Откуда в Вас страсть к стихам? В Вас ведь двое: стихолюб и архивист… Кто в роду — любил? У меня — достоверно — мать и дед (ее отец), стихотворная моя жила — оттуда, а чисто-филологическая — от отца, хотя мать тоже была предельно одарена — знала пять языков, не считая родного русского, а шестой (испанский) выучила уже незадолго до смерти (умерла молодая, как все женщины по ее польской материнской линии).

— Итак, принимаете?

"Бедных писаний моих Вавилонская башня…" (Москва, 1916 г.) — уже тогда знала, что "бедных", и что — Вавилонская — и что — башня… Жду ответа. МЦ."

Ответ Иваска, где он, по-видимому, отклонял просьбу Марины Ивановны, обидел ее. Тем не менее она все еще была щедра: отвечала на его вопросы, — например, о С. М. Волконском, которому посвятила цикл "Ученик", и даже о том, какая ее любимая еда. Писала о своем быте и бытии, подробно, откровенно; жаловалась на недуг: нарывы от истощения; писала, что ходит на уколы в лечебницу для безработных русских. И пыталась объяснить свое главное, сокровенное: говорила о том, что в ней "всё сосуществовало, создано было с самого начала". И еще:

"Из меня, вообще, можно было бы выделить по крайней мере семь поэтов, не говоря уже о прозаиках, рода'х прозы, от сушайшей мысли до ярчайшего живописания. Потому-то я так и трудна — как целое, для охвата и осознания. А ключ прост.

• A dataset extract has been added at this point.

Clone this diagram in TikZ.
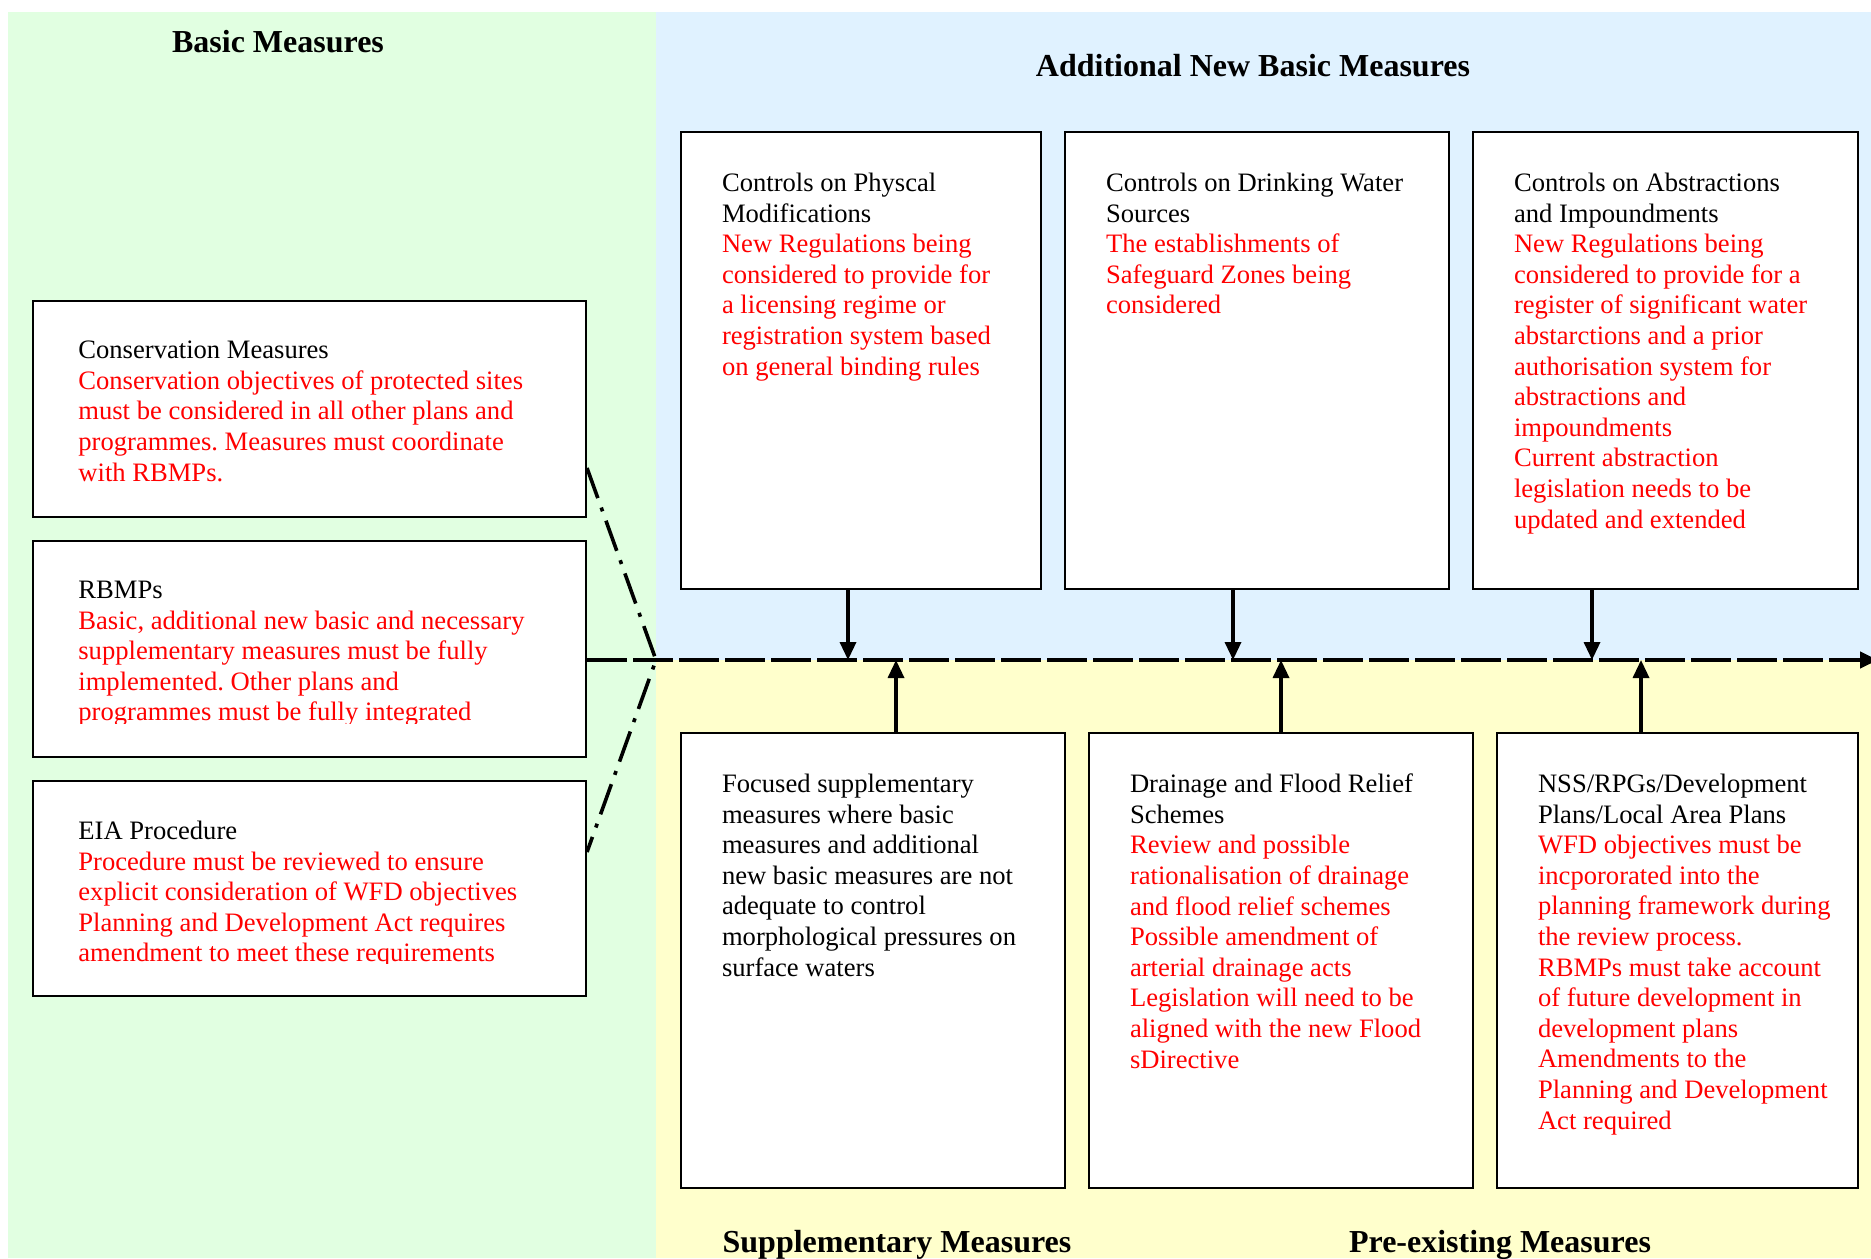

Просто поверить, просто понять, что — чудо".

(А разве вся ее жизнь, все ее противостояние обстоятельствам, вся ее неизбывная энергия — творческая и человеческая — не были действительно чудом?)

От своего поручения — взять на сохранение ее архив — Марина Ивановна освободила Иваска:

"Итак, снимаю с Вас…

Бедных писаний моих Вавилонскую башню,
Писем — своих и чужих — огнедышащий холмик…

— всю гору, друг, все горы, вплоть до последнего тарусского холма…

Делаю это дружески и даже матерински… Вне обиды, вне разочарования, — привычно".